**Exercise:** Start at the line containing "Emit a Python", stop at the line containing "return pd.DataFrame(rows)", and please reproduce every line in between, both ends included, without pictures.

**Excerpted records:**
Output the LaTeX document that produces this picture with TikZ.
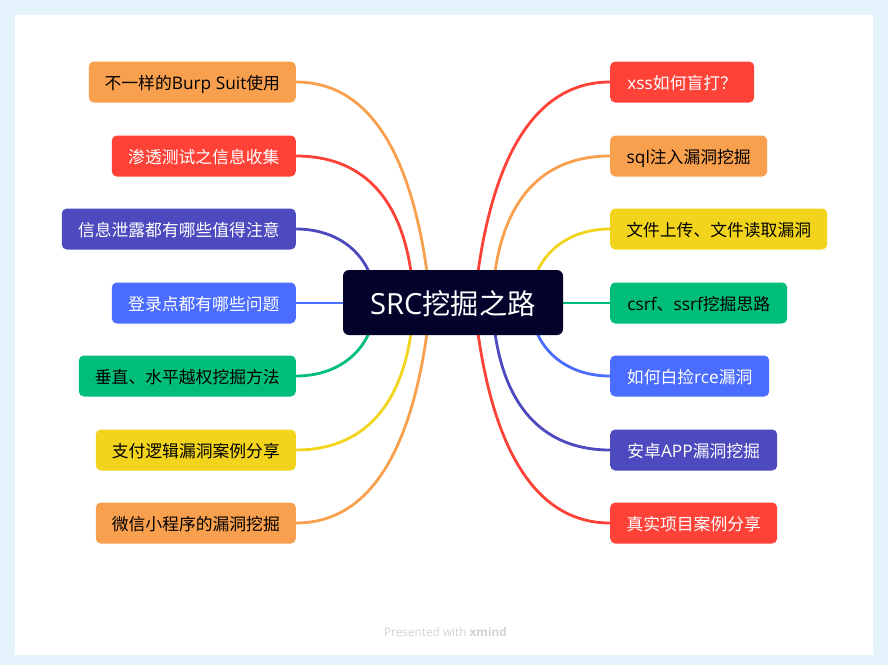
\documentclass[tikz,border=0pt]{standalone}
\usepackage{fontspec}
\setmainfont{Noto Sans CJK SC}
\newfontfamily\lat[Scale=1.03]{Open Sans}
\newfontfamily\marklat{Open Sans}
\definecolor{cBack}{HTML}{E4F2FB}
\definecolor{cOrange}{HTML}{F8A04E}
\definecolor{cRed}{HTML}{FF4238}
\definecolor{cIndigo}{HTML}{4D49BE}
\definecolor{cBlue}{HTML}{4A6CFF}
\definecolor{cGreen}{HTML}{00BD7A}
\definecolor{cYellow}{HTML}{F2D41C}
\definecolor{cRoot}{HTML}{02022B}
\definecolor{cMark}{HTML}{D2D2D2}
\tikzset{
  topic/.style={rounded corners=5pt, minimum height=41pt, inner sep=0pt, text height=17pt, text depth=1.2pt, font=\fontsize{16.8pt}{20pt}\selectfont},
  conn/.style={line width=2.8pt},
  root/.style={fill=cRoot, text=white, rounded corners=6pt, inner sep=0pt, text height=27pt, text depth=3pt, font=\fontsize{28.3pt}{32pt}\selectfont}
}
\begin{document}
\begin{tikzpicture}[x=1pt,y=-1pt]
        \useasboundingbox (0,0) rectangle (888,665);
        \fill[cBack] (0,0) rectangle (888,665);
        \fill[white] (15,15) rectangle (873,655);

        % connector ends on the root
        \coordinate (rootA) at (427,272);
        \coordinate (rootB) at (411,272);
        \coordinate (rootC) at (369,272);
        \coordinate (rootD) at (345,303);
        \coordinate (rootE) at (369,333);
        \coordinate (rootF) at (411,333);
        \coordinate (rootG) at (427,333);
        \coordinate (rootH) at (478,272);
        \coordinate (rootI) at (495,272);
        \coordinate (rootJ) at (537,272);
        \coordinate (rootK) at (561,303);
        \coordinate (rootL) at (537,333);
        \coordinate (rootM) at (495,333);
        \coordinate (rootN) at (478,333);

        % left side
        \node[topic, anchor=east, fill=cOrange, text=black, minimum width=207pt] (burp) at (296,82) {不一样的{\lat Burp Suit}使用};
        \node[topic, anchor=east, fill=cRed, text=white, minimum width=184pt] (info) at (296,156) {渗透测试之信息收集};
        \node[topic, anchor=east, fill=cIndigo, text=white, minimum width=234pt] (leak) at (296,229) {信息泄露都有哪些值得注意};
        \node[topic, anchor=east, fill=cBlue, text=white, minimum width=184pt] (login) at (296,303) {登录点都有哪些问题};
        \node[topic, anchor=east, fill=cGreen, text=black, minimum width=217pt] (priv) at (296,376) {垂直、水平越权挖掘方法};
        \node[topic, anchor=east, fill=cYellow, text=black, minimum width=200pt] (pay) at (296,450) {支付逻辑漏洞案例分享};
        \node[topic, anchor=east, fill=cOrange, text=black, minimum width=200pt] (wx) at (296,523) {微信小程序的漏洞挖掘};

        % right side
        \node[topic, anchor=west, fill=cRed, text=white, minimum width=144pt] (xss) at (610,82) {{\lat xss}如何盲打？};
        \node[topic, anchor=west, fill=cOrange, text=black, minimum width=157pt] (sql) at (610,156) {{\lat sql}注入漏洞挖掘};
        \node[topic, anchor=west, fill=cYellow, text=black, minimum width=217pt] (file) at (610,229) {文件上传、文件读取漏洞};
        \node[topic, anchor=west, fill=cGreen, text=black, minimum width=177pt] (csrf) at (610,303) {{\lat csrf}、{\lat ssrf}挖掘思路};
        \node[topic, anchor=west, fill=cBlue, text=white, minimum width=159pt] (rce) at (610,376) {如何白捡{\lat rce}漏洞};
        \node[topic, anchor=west, fill=cIndigo, text=white, minimum width=167pt] (app) at (610,450) {安卓{\lat APP}漏洞挖掘};
        \node[topic, anchor=west, fill=cRed, text=white, minimum width=167pt] (real) at (610,523) {真实项目案例分享};

        \draw[conn, cOrange] (burp.east) .. controls (375,82) and (412,165) .. (rootA);
        \draw[conn, cRed] (info.east) .. controls (360,156) and (400,195) .. (rootB);
        \draw[conn, cIndigo] (leak.east) .. controls (330,229) and (357,245) .. (rootC);
        \draw[conn, cBlue] (login.east) -- (rootD);
        \draw[conn, cGreen] (priv.east) .. controls (330,376) and (357,360) .. (rootE);
        \draw[conn, cYellow] (pay.east) .. controls (360,450) and (400,410) .. (rootF);
        \draw[conn, cOrange] (wx.east) .. controls (375,523) and (412,440) .. (rootG);

        \draw[conn, cRed] (xss.west) .. controls (531,82) and (493,165) .. (rootH);
        \draw[conn, cOrange] (sql.west) .. controls (546,156) and (506,195) .. (rootI);
        \draw[conn, cYellow] (file.west) .. controls (576,229) and (549,245) .. (rootJ);
        \draw[conn, cGreen] (csrf.west) -- (rootK);
        \draw[conn, cBlue] (rce.west) .. controls (576,376) and (549,360) .. (rootL);
        \draw[conn, cIndigo] (app.west) .. controls (546,450) and (506,410) .. (rootM);
        \draw[conn, cRed] (real.west) .. controls (531,523) and (493,440) .. (rootN);

        \node[root, minimum width=220pt, minimum height=65pt] (main) at (453,302.5) {{\lat SRC}挖掘之路};

        \node[text=cMark, font=\fontsize{11.8pt}{14pt}\selectfont\marklat] (mark) at (445.5,632) {Presented with \textbf{xmind}};
\end{tikzpicture}
\end{document}
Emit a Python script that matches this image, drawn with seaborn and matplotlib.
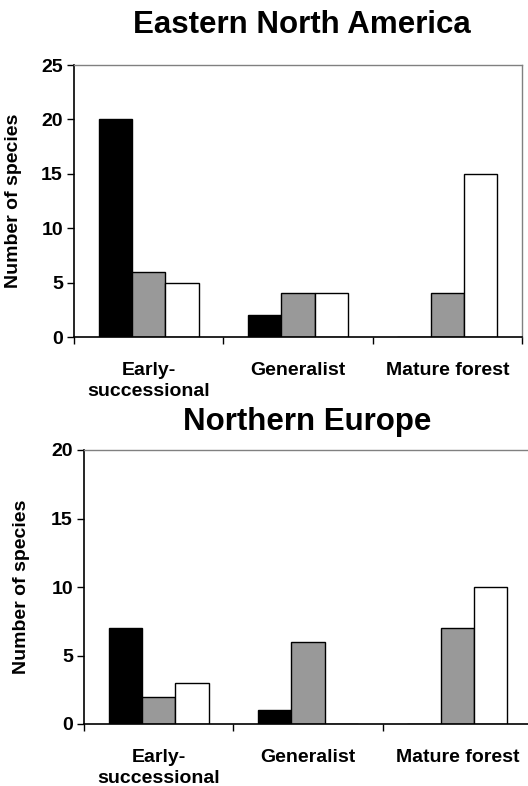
import matplotlib
matplotlib.use("Agg")
import matplotlib.pyplot as plt
import seaborn as sns
import pandas as pd
import numpy as np

categories = ["Early-\nsuccessional", "Generalist", "Mature forest"]
groups = ["A", "B", "C"]
na_values = {"A": [20, 2, 0], "B": [6, 4, 4], "C": [5, 4, 15]}
eu_values = {"A": [7, 1, 0], "B": [2, 6, 7], "C": [3, 0, 10]}
titles = ["Eastern North America", "Northern Europe"]
ylims = [25, 20]
colors = ["#000000", "#999999", "#ffffff"]

sns.set_theme(style="white")
plt.rcParams['font.family'] = ['Liberation Sans', 'DejaVu Sans']
plt.rcParams['text.color'] = 'black'
plt.rcParams['axes.labelcolor'] = 'black'
plt.rcParams['xtick.color'] = 'black'
plt.rcParams['ytick.color'] = 'black'

fig = plt.figure(figsize=(5.28, 7.86), dpi=100)
W, H = 528, 786

def make_df(vals):
    rows = []
    for g in groups:
        for c, v in zip(categories, vals[g]):
            rows.append({"cat": c, "grp": g, "val": v})
    return pd.DataFrame(rows)

specs = [
    dict(vals=na_values, left=74, right=522, top=65, bottom=337, title_x=302, title_y=33, ylab_x=22),
    dict(vals=eu_values, left=84, right=532, top=450, bottom=724, title_x=307, title_y=430, ylab_x=30),
]

for i, s in enumerate(specs):
    ax = fig.add_axes([s["left"] / W, 1 - s["bottom"] / H,
                       (s["right"] - s["left"]) / W, (s["bottom"] - s["top"]) / H])
    df = make_df(s["vals"])
    sns.barplot(data=df, x="cat", y="val", hue="grp", order=categories, hue_order=groups,
                palette=colors, edgecolor="black", linewidth=1.0, width=0.67,
                saturation=1, ax=ax, legend=False)
    ax.set_xlim(-0.5, 2.5)
    ax.set_ylim(0, ylims[i])
    ax.set_yticks(np.arange(0, ylims[i] + 1, 5))
    ax.set_xticks([-0.5, 0.5, 1.5, 2.5])
    ax.set_xticklabels([])
    ax.set_xticks([0, 1, 2], minor=True)
    ax.set_xticklabels(categories, minor=True, fontsize=14, fontweight="bold", va="top",
                       linespacing=1.3)
    ax.tick_params(axis="x", which="major", length=5, width=1, color="black", direction="out", bottom=True)
    ax.tick_params(axis="x", which="minor", length=0, pad=18)
    ax.tick_params(axis="y", length=5, width=1, color="black", direction="out", left=True,
                   labelsize=14, pad=3)
    for lab in ax.get_yticklabels():
        lab.set_fontweight("bold")
    ax.set_xlabel("")
    ax.set_ylabel("Number of species", fontsize=14, fontweight="bold")
    ax.yaxis.set_label_coords((s["ylab_x"] - s["left"]) / (s["right"] - s["left"]), 0.5)
    for side in ["left", "bottom"]:
        ax.spines[side].set_color("black")
        ax.spines[side].set_linewidth(1.2)
    for side in ["top", "right"]:
        ax.spines[side].set_color("#808080")
        ax.spines[side].set_linewidth(1.0)
    ax.grid(False)
    fig.text(s["title_x"] / W, 1 - s["title_y"] / H, titles[i], ha="center", va="baseline",
             fontsize=22.5, fontweight="bold")

fig.savefig("out.png", dpi=100)
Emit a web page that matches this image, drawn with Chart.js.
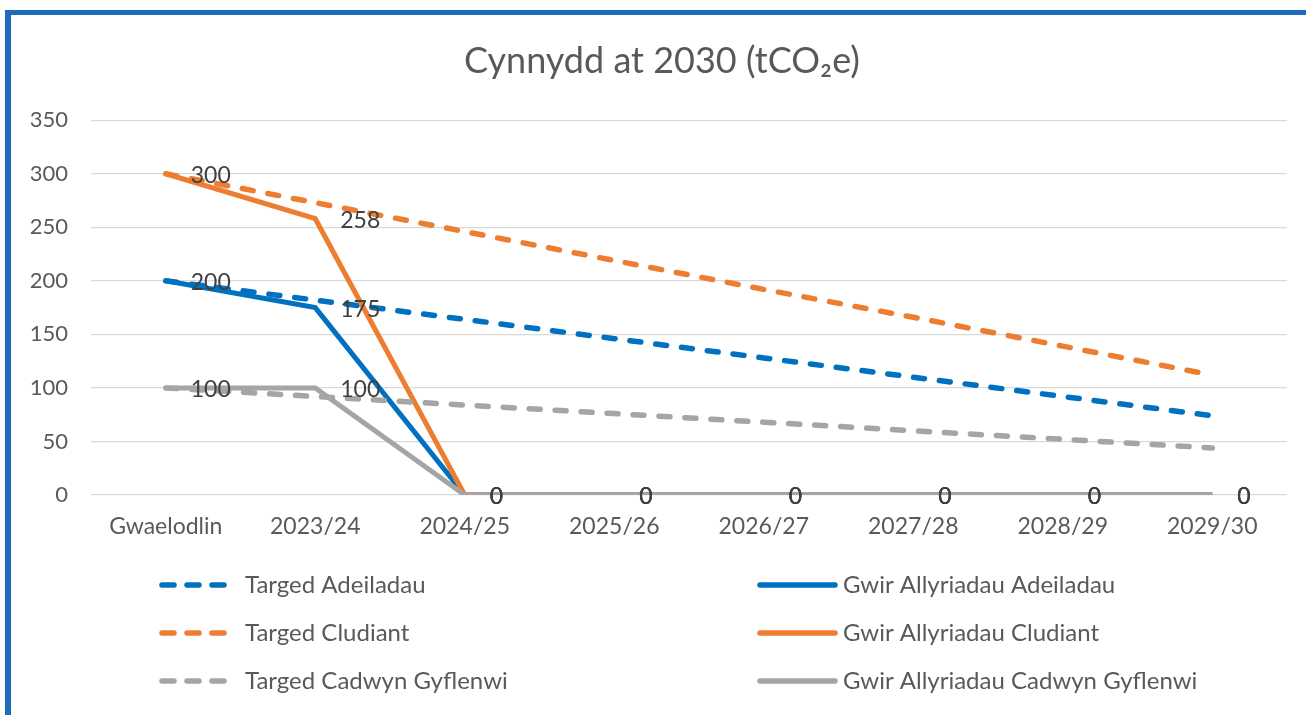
<!DOCTYPE html>
<html><head><meta charset="utf-8">
<script src="https://cdn.jsdelivr.net/npm/chart.js@4.4.0/dist/chart.umd.min.js"></script>
<style>
html,body{margin:0;padding:0;background:#fff;}
#wrap{position:relative;width:1306px;height:715px;overflow:hidden;background:#fff;}
#frameTop{position:absolute;left:5px;top:10px;width:1301px;height:5px;background:#1d6cbc;}
#frameLeft{position:absolute;left:5px;top:10px;width:6px;height:705px;background:#1d6cbc;}
canvas{position:absolute;left:0;top:0;}
</style></head><body>
<div id="wrap"><canvas id="c" width="1306" height="715"></canvas><div id="frameTop"></div><div id="frameLeft"></div></div>
<script>
const categories = ["Gwaelodlin","2023/24","2024/25","2025/26","2026/27","2027/28","2028/29","2029/30"];
const targedAdeiladau = [200,182,164,146,128,110,92,74];
const gwirAdeiladau   = [200,175,0,0,0,0,0,0];
const targedCludiant  = [300,273,246,219,192,166,139,112];
const gwirCludiant    = [300,258,0,0,0,0,0,0];
const targedCadwyn    = [100,92,84,76,68,60,52,44];
const gwirCadwyn      = [100,100,0,0,0,0,0,0];
const yTicks = [0,50,100,150,200,250,300,350];

const BLUE='#0070c0', ORANGE='#ed7d31', GREY='#a5a5a5';
const FONT='Lato';
const TXT='#595959';

function dashed(label,data,color,order){
  return {label,data,borderColor:color,backgroundColor:color,borderWidth:5.5,borderDash:[11,15],
    borderCapStyle:'round',pointRadius:0,tension:0,order,isDashed:true};
}
function solid(label,data,color,order){
  return {label,data,borderColor:color,backgroundColor:color,borderWidth:5,
    borderCapStyle:'butt',borderJoinStyle:'miter',pointRadius:0,tension:0,order,isDashed:false,showLabels:true};
}

const datasets=[
  dashed('Targed Adeiladau',targedAdeiladau,BLUE,6),
  solid('Gwir Allyriadau Adeiladau',gwirAdeiladau,BLUE,5),
  dashed('Targed Cludiant',targedCludiant,ORANGE,4),
  solid('Gwir Allyriadau Cludiant',gwirCludiant,ORANGE,3),
  dashed('Targed Cadwyn Gyflenwi',targedCadwyn,GREY,2),
  solid('Gwir Allyriadau Cadwyn Gyflenwi',gwirCadwyn,GREY,1)
];

const dataLabels={
  id:'dataLabels',
  afterDatasetsDraw(chart){
    const ctx=chart.ctx;
    ctx.save();
    ctx.font='23px '+FONT;
    ctx.fillStyle='#404040';
    ctx.textAlign='left';ctx.textBaseline='middle';
    chart.data.datasets.forEach((ds,i)=>{
      if(!ds.showLabels) return;
      const meta=chart.getDatasetMeta(i);
      meta.data.forEach((pt,j)=>{
        ctx.fillText(String(ds.data[j]),pt.x+25,pt.y+2);
      });
    });
    ctx.restore();
  }
};

const customLegend={
  id:'customLegend',
  afterDraw(chart){
    const ctx=chart.ctx;
    const rowsY=[585,633,681];
    const cols=[{x0:162,x1:231,tx:245},{x0:760,x1:835,tx:843}];
    ctx.save();
    ctx.font='24px '+FONT;
    ctx.textAlign='left';ctx.textBaseline='middle';
    chart.data.datasets.forEach((ds,i)=>{
      const c=cols[i%2], y=rowsY[Math.floor(i/2)];
      ctx.strokeStyle=ds.borderColor;
      ctx.lineWidth=5.5;
      if(ds.isDashed){ctx.setLineDash([12,13]);ctx.lineCap='round';}
      else {ctx.setLineDash([]);ctx.lineCap='round';}
      ctx.beginPath();ctx.moveTo(c.x0,y);ctx.lineTo(c.x1,y);ctx.stroke();
      ctx.fillStyle=TXT;
      ctx.fillText(ds.label,c.tx,y);
    });
    ctx.restore();
  }
};

new Chart(document.getElementById('c'),{
  type:'line',
  data:{labels:categories,datasets},
  options:{
    responsive:false,animation:false,
    layout:{padding:{left:18,right:0,top:0,bottom:170}},
    plugins:{
      legend:{display:false},tooltip:{enabled:false},
      title:{display:true,text:'Cynnydd at 2030 (tCO₂e)',color:TXT,
        font:{family:FONT,size:36,weight:'normal'},padding:{top:40,bottom:37}}
    },
    scales:{
      x:{offset:true,grid:{display:false,drawTicks:false},border:{display:false},
        ticks:{color:TXT,font:{family:FONT,size:23},padding:18,maxRotation:0},
        afterFit(s){s.height=50;}},
      y:{min:0,max:350,afterBuildTicks(s){s.ticks=yTicks.map(v=>({value:v}));},
        grid:{color:'#d9d9d9',lineWidth:1.3,drawTicks:false},border:{display:false},
        ticks:{color:TXT,font:{family:FONT,size:22},padding:23},
        afterFit(s){s.width=73;}},
      yRight:{position:'right',min:0,max:350,display:true,
        grid:{display:false,drawTicks:false},border:{display:false},ticks:{display:false},
        afterFit(s){s.width=19;}}
    }
  },
  plugins:[dataLabels,customLegend]
});
</script>
</body></html>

**Result of the exercise:**
Emit a Python script that matches this image, drawn with seaborn and matplotlib.
import matplotlib
matplotlib.use("Agg")
import matplotlib.pyplot as plt
import seaborn as sns
import pandas as pd
import numpy as np

categories = ["Early-\nsuccessional", "Generalist", "Mature forest"]
groups = ["A", "B", "C"]
na_values = {"A": [20, 2, 0], "B": [6, 4, 4], "C": [5, 4, 15]}
eu_values = {"A": [7, 1, 0], "B": [2, 6, 7], "C": [3, 0, 10]}
titles = ["Eastern North America", "Northern Europe"]
ylims = [25, 20]
colors = ["#000000", "#999999", "#ffffff"]

sns.set_theme(style="white")
plt.rcParams['font.family'] = ['Liberation Sans', 'DejaVu Sans']
plt.rcParams['text.color'] = 'black'
plt.rcParams['axes.labelcolor'] = 'black'
plt.rcParams['xtick.color'] = 'black'
plt.rcParams['ytick.color'] = 'black'

fig = plt.figure(figsize=(5.28, 7.86), dpi=100)
W, H = 528, 786

def make_df(vals):
    rows = []
    for g in groups:
        for c, v in zip(categories, vals[g]):
            rows.append({"cat": c, "grp": g, "val": v})
    return pd.DataFrame(rows)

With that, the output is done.